A central piece of Trump's economic pitch to voters is an extensive tax overhaul that includes proposals to erode the income tax system and replace it with a hardline tariff policy.
He has floated eliminating income taxes on tips, overtime pay and Social Security benefits, along with renewing his 2017 tax cuts, which are due to expire in 2025. He has also said he would consider income tax exemptions for firefighters, police officers, military personnel and veterans.
Ending taxes on tipped income, overtime and Social Security alone would cost an estimated $2 trillion over 10 years, according to the nonpartisan think tank Tax Foundation. That cost only grows with the addition of Trump's other tax exemption proposals.
Trump sees his aggressive tariff policy vision as a way to offset those costs.
He has proposed a 20% tariff on all imports from all countries across the board, with an especially high rate for Chinese imports.
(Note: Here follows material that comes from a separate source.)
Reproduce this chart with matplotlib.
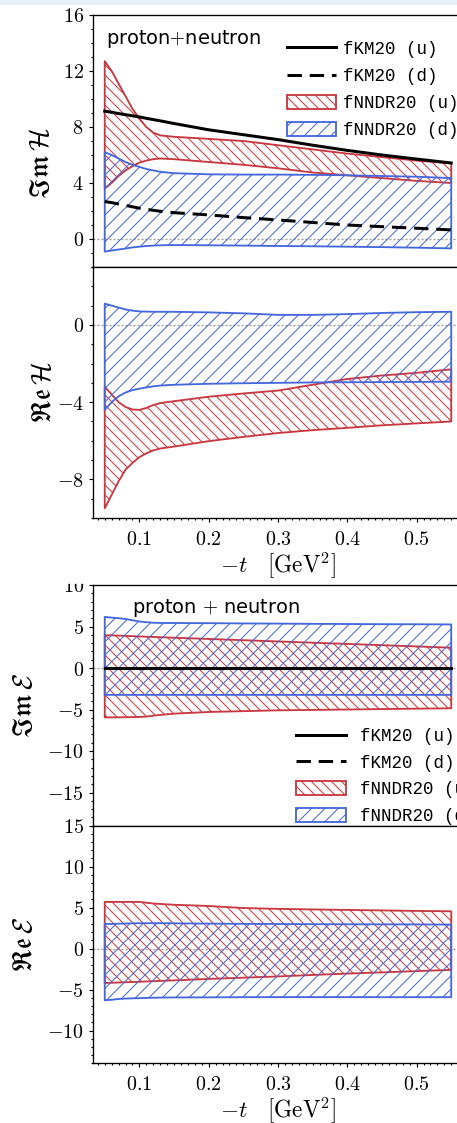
import matplotlib
matplotlib.use("Agg")
import matplotlib.pyplot as plt
import matplotlib.patches as mpatches
from matplotlib.lines import Line2D
from matplotlib.ticker import MultipleLocator, FuncFormatter

# -t grid [GeV^2]
t = [0.05, 0.06, 0.07, 0.08, 0.09, 0.10, 0.11, 0.12, 0.13, 0.15,
     0.20, 0.25, 0.30, 0.35, 0.40, 0.45, 0.50, 0.55]

# Im H
imH_km_u = [9.13, 9.05, 8.96, 8.88, 8.80, 8.72, 8.62, 8.53, 8.44, 8.25,
            7.80, 7.45, 7.10, 6.70, 6.33, 6.00, 5.71, 5.43]
imH_km_d = [2.67, 2.60, 2.50, 2.40, 2.30, 2.20, 2.12, 2.05, 1.98, 1.88,
            1.72, 1.53, 1.36, 1.18, 1.00, 0.88, 0.77, 0.65]
imH_nn_u_hi = [12.7, 12.0, 11.1, 10.2, 9.3, 8.6, 8.0, 7.6, 7.4, 7.3,
               7.15, 7.0, 6.7, 6.4, 6.1, 5.85, 5.6, 5.4]
imH_nn_u_lo = [3.6, 4.0, 4.5, 4.9, 5.2, 5.45, 5.6, 5.7, 5.75, 5.7,
               5.5, 5.3, 5.05, 4.75, 4.55, 4.35, 4.15, 4.0]
imH_nn_d_hi = [6.2, 6.0, 5.75, 5.5, 5.3, 5.15, 5.0, 4.9, 4.8, 4.7,
               4.62, 4.6, 4.6, 4.58, 4.55, 4.5, 4.45, 4.35]
imH_nn_d_lo = [-0.9, -0.82, -0.75, -0.68, -0.6, -0.55, -0.5, -0.47, -0.45, -0.43,
               -0.45, -0.47, -0.5, -0.52, -0.55, -0.58, -0.62, -0.67]

# Re H
reH_nn_u_hi = [-3.2, -3.6, -4.0, -4.25, -4.38, -4.4, -4.3, -4.15, -4.05, -3.95,
               -3.72, -3.55, -3.4, -3.1, -2.8, -2.62, -2.48, -2.3]
reH_nn_u_lo = [-9.5, -8.8, -8.1, -7.5, -7.15, -6.85, -6.65, -6.5, -6.4, -6.3,
               -6.02, -5.8, -5.6, -5.45, -5.33, -5.2, -5.1, -5.0]
reH_nn_d_hi = [1.1, 1.0, 0.9, 0.8, 0.74, 0.7, 0.69, 0.68, 0.68, 0.68,
               0.65, 0.6, 0.52, 0.52, 0.56, 0.62, 0.66, 0.68]
reH_nn_d_lo = [-4.4, -4.0, -3.7, -3.5, -3.38, -3.3, -3.24, -3.18, -3.14, -3.1,
               -3.05, -3.02, -3.0, -2.98, -2.97, -2.96, -2.95, -2.94]

# Im E
imE_km_u = [0.0] * 18
imE_km_d = [0.0] * 18
imE_nn_u_hi = [3.95, 3.93, 3.9, 3.87, 3.84, 3.8, 3.77, 3.74, 3.71, 3.65,
               3.5, 3.35, 3.2, 3.05, 2.9, 2.75, 2.6, 2.45]
imE_nn_u_lo = [-5.95, -5.95, -5.94, -5.93, -5.92, -5.9, -5.85, -5.75, -5.65, -5.5,
               -5.3, -5.2, -5.1, -5.05, -5.0, -4.95, -4.9, -4.85]
imE_nn_d_hi = [6.15, 6.07, 6.0, 5.9, 5.75, 5.6, 5.52, 5.45, 5.43, 5.42,
               5.4, 5.37, 5.35, 5.32, 5.3, 5.28, 5.27, 5.25]
imE_nn_d_lo = [-3.24] * 18

# Re E
reE_nn_u_hi = [5.7, 5.7, 5.7, 5.7, 5.7, 5.7, 5.6, 5.5, 5.45, 5.35,
               5.2, 4.95, 4.85, 4.78, 4.72, 4.66, 4.6, 4.55]
reE_nn_u_lo = [-4.2, -4.17, -4.14, -4.11, -4.08, -4.05, -4.01, -3.98, -3.94, -3.88,
               -3.7, -3.55, -3.4, -3.22, -3.05, -2.9, -2.75, -2.6]
reE_nn_d_hi = [3.0, 3.02, 3.04, 3.06, 3.08, 3.1, 3.1, 3.1, 3.1, 3.08,
               3.05, 3.02, 3.0, 2.98, 2.97, 2.96, 2.95, 2.93]
reE_nn_d_lo = [-6.3, -6.25, -6.15, -6.1, -6.07, -6.05, -6.02, -6.0, -5.98, -5.96,
               -5.95, -5.93, -5.92, -5.92, -5.92, -5.93, -5.93, -5.93]

labels = ["fKM20 (u)", "fKM20 (d)", "fNNDR20 (u)", "fNNDR20 (d)"]

RED = "#c8363f"
BLUE = "#4466dd"
DPI = 120
W, H = 457, 1123

plt.rcParams["mathtext.fontset"] = "cm"
plt.rcParams["hatch.linewidth"] = 0.6


def rect(left, top, right, bottom):
    # pixel box -> figure fraction
    return [left / W, 1 - bottom / H, (right - left) / W, (bottom - top) / H]


def style(ax, ylim, major, show_x):
    ax.set_xlim(0.0335, 0.567)
    ax.set_ylim(*ylim)
    ax.xaxis.set_major_locator(MultipleLocator(0.1))
    ax.xaxis.set_minor_locator(MultipleLocator(0.01))
    ax.yaxis.set_major_locator(MultipleLocator(major))
    ax.yaxis.set_minor_locator(MultipleLocator(1))
    ax.xaxis.set_major_formatter(FuncFormatter(lambda v, p: r"$%g$" % round(v, 2)))
    ax.yaxis.set_major_formatter(FuncFormatter(lambda v, p: r"$%g$" % v))
    ax.tick_params(which="both", direction="out", width=0.7, labelsize=12)
    ax.tick_params(which="major", length=2.4)
    ax.tick_params(which="minor", length=1.4)
    ax.tick_params(axis="y", pad=3.4)
    ax.tick_params(axis="x", pad=4.6, labelbottom=show_x)
    for s in ax.spines.values():
        s.set_linewidth(0.8)
    ax.axhline(0, color="0.6", lw=0.8, ls=(0, (1.5, 1.5)), zorder=0)
    if show_x:
        ax.set_xlabel(r"$-t\quad[\mathrm{GeV}^2]$", fontsize=14, labelpad=1)


def bands(ax, u_lo, u_hi, d_lo, d_hi):
    ax.fill_between(t, u_lo, u_hi, facecolor="none", edgecolor=RED,
                    hatch="\\\\\\\\", lw=1.1)
    ax.fill_between(t, d_lo, d_hi, facecolor="none", edgecolor=BLUE,
                    hatch="///", lw=1.1)


def legend_handles():
    return [Line2D([], [], color="k", lw=1.8),
            Line2D([], [], color="k", lw=1.8, dashes=(4.8, 2.6)),
            mpatches.Patch(facecolor="none", edgecolor=RED, hatch="\\\\\\\\", lw=1.1),
            mpatches.Patch(facecolor="none", edgecolor=BLUE, hatch="///", lw=1.1)]


fig = plt.figure(figsize=(W / DPI, H / DPI), dpi=DPI)
fig.patches.append(mpatches.Rectangle((0, 1 - 4 / H), 1, 4 / H, transform=fig.transFigure,
                                      color="#e4f1fa", zorder=0))

ax1 = fig.add_axes(rect(93.3, 15, 463, 267))
ax2 = fig.add_axes(rect(93.3, 267, 463, 518))
ax3 = fig.add_axes(rect(93.3, 585, 463, 825.7))
ax4 = fig.add_axes(rect(93.3, 825.7, 463, 1063.3))

# Im H
bands(ax1, imH_nn_u_lo, imH_nn_u_hi, imH_nn_d_lo, imH_nn_d_hi)
ax1.plot(t, imH_km_u, color="k", lw=1.8)
ax1.plot(t, imH_km_d, color="k", lw=1.8, dashes=(4.8, 2.6))
style(ax1, (-2, 16), 4, False)
ax1.set_ylabel(r"$\mathfrak{Im}\,\mathcal{H}$", fontsize=16)
ax1.yaxis.set_label_coords(-0.104, 0.413)
ax1.text(0.033, 0.885, r"proton$+$neutron", transform=ax1.transAxes, fontsize=11.6)
ax1.legend(legend_handles(), labels, loc="upper left", bbox_to_anchor=(0.48, 0.96),
           frameon=False, prop={"family": "Liberation Mono", "size": 10.5},
           handlelength=2.85, handleheight=0.85, handletextpad=0.4, labelspacing=0.58)

# Re H
bands(ax2, reH_nn_u_lo, reH_nn_u_hi, reH_nn_d_lo, reH_nn_d_hi)
style(ax2, (-10, 3), 4, True)
ax2.set_ylabel(r"$\mathfrak{Re}\,\mathcal{H}$", fontsize=16)
ax2.yaxis.set_label_coords(-0.098, 0.5)

# Im E
bands(ax3, imE_nn_u_lo, imE_nn_u_hi, imE_nn_d_lo, imE_nn_d_hi)
ax3.plot(t, imE_km_d, color="k", lw=1.8, dashes=(4.8, 2.6))
ax3.plot(t, imE_km_u, color="k", lw=1.8)
style(ax3, (-19, 10), 5, False)
ax3.set_ylabel(r"$\mathfrak{Im}\,\mathcal{E}$", fontsize=16)
ax3.yaxis.set_label_coords(-0.15, 0.5)
ax3.text(0.105, 0.885, r"proton $+$ neutron", transform=ax3.transAxes, fontsize=11.6)
ax3.legend(legend_handles(), labels, loc="upper left", bbox_to_anchor=(0.505, 0.47),
           frameon=False, prop={"family": "Liberation Mono", "size": 10.5},
           handlelength=2.85, handleheight=0.85, handletextpad=0.85, labelspacing=0.54)

# Re E
bands(ax4, reE_nn_u_lo, reE_nn_u_hi, reE_nn_d_lo, reE_nn_d_hi)
style(ax4, (-14, 15), 5, True)
ax4.set_ylabel(r"$\mathfrak{Re}\,\mathcal{E}$", fontsize=16)
ax4.yaxis.set_label_coords(-0.15, 0.5)

# the lower panel pair is cut off just above its top tick label
fig.patches.append(mpatches.Rectangle((0, 1 - 583 / H), 90 / W, 8 / H, transform=fig.transFigure,
                                      color="white", zorder=10))

fig.savefig("out.png", dpi=DPI)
But tax experts and economic analysts do not think Trump's tariffs would be an adequate counterweight to balance the trillions lost from eliminating income taxes.
"It would not be possible to raise tariffs rates high enough to cover anywhere close to that amount [of income tax revenue], as imports would decline as the tariff rates increased," Garrett Watson, a senior policy analyst at the Tax Foundation, told CNBC earlier this month.
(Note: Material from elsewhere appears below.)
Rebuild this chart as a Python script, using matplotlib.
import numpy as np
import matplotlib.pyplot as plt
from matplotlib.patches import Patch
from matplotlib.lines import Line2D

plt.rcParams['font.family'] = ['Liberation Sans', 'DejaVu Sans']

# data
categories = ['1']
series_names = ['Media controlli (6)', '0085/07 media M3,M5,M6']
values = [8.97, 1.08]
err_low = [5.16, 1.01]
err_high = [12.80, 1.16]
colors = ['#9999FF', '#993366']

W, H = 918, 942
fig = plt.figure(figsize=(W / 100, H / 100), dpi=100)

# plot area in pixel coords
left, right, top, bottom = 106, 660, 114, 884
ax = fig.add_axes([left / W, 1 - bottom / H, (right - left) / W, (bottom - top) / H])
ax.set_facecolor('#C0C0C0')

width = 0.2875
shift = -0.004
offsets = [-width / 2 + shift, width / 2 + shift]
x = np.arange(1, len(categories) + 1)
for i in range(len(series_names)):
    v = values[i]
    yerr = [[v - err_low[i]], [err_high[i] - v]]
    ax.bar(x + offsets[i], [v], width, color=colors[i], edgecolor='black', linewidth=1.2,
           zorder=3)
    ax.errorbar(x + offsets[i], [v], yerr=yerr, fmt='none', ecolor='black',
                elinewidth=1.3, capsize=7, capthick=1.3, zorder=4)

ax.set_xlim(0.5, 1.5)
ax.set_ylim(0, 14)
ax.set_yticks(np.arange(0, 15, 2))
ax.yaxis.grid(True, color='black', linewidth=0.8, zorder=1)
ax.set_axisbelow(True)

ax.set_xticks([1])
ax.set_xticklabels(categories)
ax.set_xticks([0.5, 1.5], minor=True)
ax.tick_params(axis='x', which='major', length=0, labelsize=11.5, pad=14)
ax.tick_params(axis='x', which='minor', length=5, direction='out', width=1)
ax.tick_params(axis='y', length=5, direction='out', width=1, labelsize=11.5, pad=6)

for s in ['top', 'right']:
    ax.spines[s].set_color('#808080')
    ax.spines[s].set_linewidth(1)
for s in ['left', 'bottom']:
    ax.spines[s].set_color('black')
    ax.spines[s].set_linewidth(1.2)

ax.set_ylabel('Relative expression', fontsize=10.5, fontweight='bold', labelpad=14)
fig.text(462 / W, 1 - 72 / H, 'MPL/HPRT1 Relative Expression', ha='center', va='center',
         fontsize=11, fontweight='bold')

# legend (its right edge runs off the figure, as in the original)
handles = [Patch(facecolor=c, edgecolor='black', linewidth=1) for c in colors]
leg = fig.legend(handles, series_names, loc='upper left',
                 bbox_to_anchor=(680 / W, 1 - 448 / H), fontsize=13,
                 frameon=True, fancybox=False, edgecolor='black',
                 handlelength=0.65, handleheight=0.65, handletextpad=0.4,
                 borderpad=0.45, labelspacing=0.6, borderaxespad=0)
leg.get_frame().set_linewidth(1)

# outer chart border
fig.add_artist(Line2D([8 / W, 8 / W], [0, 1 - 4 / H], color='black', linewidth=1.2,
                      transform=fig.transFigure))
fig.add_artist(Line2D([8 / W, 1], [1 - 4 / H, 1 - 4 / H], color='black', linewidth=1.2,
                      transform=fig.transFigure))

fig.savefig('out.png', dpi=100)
Watson added that Trump's tariffs would likely generate an estimated $3.8 trillion in revenue over 10 years compared with the $33 trillion that individual income taxes would bring in over the same period.
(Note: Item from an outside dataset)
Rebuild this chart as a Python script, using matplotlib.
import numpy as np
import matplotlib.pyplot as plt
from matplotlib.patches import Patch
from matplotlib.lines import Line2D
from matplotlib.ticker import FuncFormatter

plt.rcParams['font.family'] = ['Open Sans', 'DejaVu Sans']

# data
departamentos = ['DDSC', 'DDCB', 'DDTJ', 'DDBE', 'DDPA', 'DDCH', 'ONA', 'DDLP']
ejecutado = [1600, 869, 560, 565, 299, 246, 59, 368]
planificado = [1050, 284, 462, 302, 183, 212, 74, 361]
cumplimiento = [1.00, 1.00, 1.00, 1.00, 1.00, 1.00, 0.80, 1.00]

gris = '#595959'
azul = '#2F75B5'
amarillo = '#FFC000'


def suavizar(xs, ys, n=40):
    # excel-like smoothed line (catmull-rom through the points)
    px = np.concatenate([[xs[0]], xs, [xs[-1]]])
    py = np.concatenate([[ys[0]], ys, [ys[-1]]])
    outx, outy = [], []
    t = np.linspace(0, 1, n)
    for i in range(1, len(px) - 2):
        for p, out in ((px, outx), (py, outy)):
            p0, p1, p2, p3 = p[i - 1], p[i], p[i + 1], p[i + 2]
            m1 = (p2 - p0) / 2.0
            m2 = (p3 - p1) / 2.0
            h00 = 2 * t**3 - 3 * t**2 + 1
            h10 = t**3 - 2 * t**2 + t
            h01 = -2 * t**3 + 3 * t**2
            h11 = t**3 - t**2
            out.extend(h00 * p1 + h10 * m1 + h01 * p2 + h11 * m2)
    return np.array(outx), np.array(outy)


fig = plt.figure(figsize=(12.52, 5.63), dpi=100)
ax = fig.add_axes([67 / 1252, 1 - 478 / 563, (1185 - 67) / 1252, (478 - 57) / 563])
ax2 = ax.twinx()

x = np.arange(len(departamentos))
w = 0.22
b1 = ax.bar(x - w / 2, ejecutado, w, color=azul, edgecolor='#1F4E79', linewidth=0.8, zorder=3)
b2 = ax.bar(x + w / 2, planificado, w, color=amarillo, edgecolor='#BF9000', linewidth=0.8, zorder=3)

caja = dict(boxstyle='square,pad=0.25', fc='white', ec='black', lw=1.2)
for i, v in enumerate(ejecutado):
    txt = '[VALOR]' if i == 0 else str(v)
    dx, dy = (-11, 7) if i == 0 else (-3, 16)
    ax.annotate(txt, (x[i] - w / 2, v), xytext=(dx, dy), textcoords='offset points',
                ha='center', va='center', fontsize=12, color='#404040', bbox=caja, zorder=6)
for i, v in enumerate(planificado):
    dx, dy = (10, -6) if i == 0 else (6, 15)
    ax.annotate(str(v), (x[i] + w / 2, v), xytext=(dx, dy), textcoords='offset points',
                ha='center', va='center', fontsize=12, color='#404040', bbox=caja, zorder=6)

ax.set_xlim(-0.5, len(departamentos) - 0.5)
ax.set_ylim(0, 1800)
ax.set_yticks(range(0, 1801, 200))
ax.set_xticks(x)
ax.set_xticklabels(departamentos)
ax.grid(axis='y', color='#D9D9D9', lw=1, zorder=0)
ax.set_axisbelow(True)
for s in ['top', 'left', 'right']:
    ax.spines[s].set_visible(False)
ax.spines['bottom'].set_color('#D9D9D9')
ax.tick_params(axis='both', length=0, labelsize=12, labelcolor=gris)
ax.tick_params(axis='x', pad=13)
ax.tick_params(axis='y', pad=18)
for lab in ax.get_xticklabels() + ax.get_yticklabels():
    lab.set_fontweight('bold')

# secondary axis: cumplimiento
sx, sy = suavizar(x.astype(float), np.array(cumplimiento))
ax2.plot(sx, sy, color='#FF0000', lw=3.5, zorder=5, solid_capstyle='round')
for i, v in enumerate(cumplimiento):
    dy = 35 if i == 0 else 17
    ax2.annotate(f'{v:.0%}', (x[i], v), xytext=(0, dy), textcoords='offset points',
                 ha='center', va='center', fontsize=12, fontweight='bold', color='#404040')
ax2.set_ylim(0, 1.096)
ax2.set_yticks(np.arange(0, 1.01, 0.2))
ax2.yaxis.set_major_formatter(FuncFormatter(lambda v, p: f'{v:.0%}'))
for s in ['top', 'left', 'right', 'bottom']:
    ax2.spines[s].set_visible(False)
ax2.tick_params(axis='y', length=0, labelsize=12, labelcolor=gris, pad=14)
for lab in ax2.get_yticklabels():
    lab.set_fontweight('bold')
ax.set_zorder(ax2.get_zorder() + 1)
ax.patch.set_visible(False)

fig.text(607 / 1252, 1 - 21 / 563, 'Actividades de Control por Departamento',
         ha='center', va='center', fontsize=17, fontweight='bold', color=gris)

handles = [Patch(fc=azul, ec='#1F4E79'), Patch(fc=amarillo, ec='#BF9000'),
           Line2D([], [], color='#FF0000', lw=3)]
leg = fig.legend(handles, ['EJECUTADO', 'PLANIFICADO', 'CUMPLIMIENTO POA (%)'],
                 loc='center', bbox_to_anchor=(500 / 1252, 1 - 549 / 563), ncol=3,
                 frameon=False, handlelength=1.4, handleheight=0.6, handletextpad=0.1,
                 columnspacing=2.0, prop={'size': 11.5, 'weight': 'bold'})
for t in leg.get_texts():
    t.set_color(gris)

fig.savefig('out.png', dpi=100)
On balance, Trump's overall tax plan including tariffs would expand the deficit by $3 trillion over a decade.
"The math doesn't work out," Watson said.
Further, Trump's tariffs would get paid by U.S. importers, which would increase producer costs and could result in higher consumer prices, just as inflation has begun to cool.
In effect, Trump's tax strategy relies on replacing income taxes with a kind of new sales tax, shifting the tax burden more heavily onto low-income individuals, which Vice President Kamala Harris has used as her own campaign talking point.
"It would be a sales tax on the American people," the Democratic nominee said in an interview with MSNBC's Stephanie Ruhle in September.
Trump rejected that characterization in a Thursday Truth Social post by falsely claiming that tariffs were "paid for by the abusing country." Tariffs, or import taxes, are paid for by U.S. importers.
The Harris campaign dug in on its attack in a Saturday memo.
"Thou doth protest too much, Mr. Trump," senior Harris campaign adviser Ian Sams wrote. "Independent experts have found Trump's plan would be essentially a 'Trump Tax' on middle class Americans."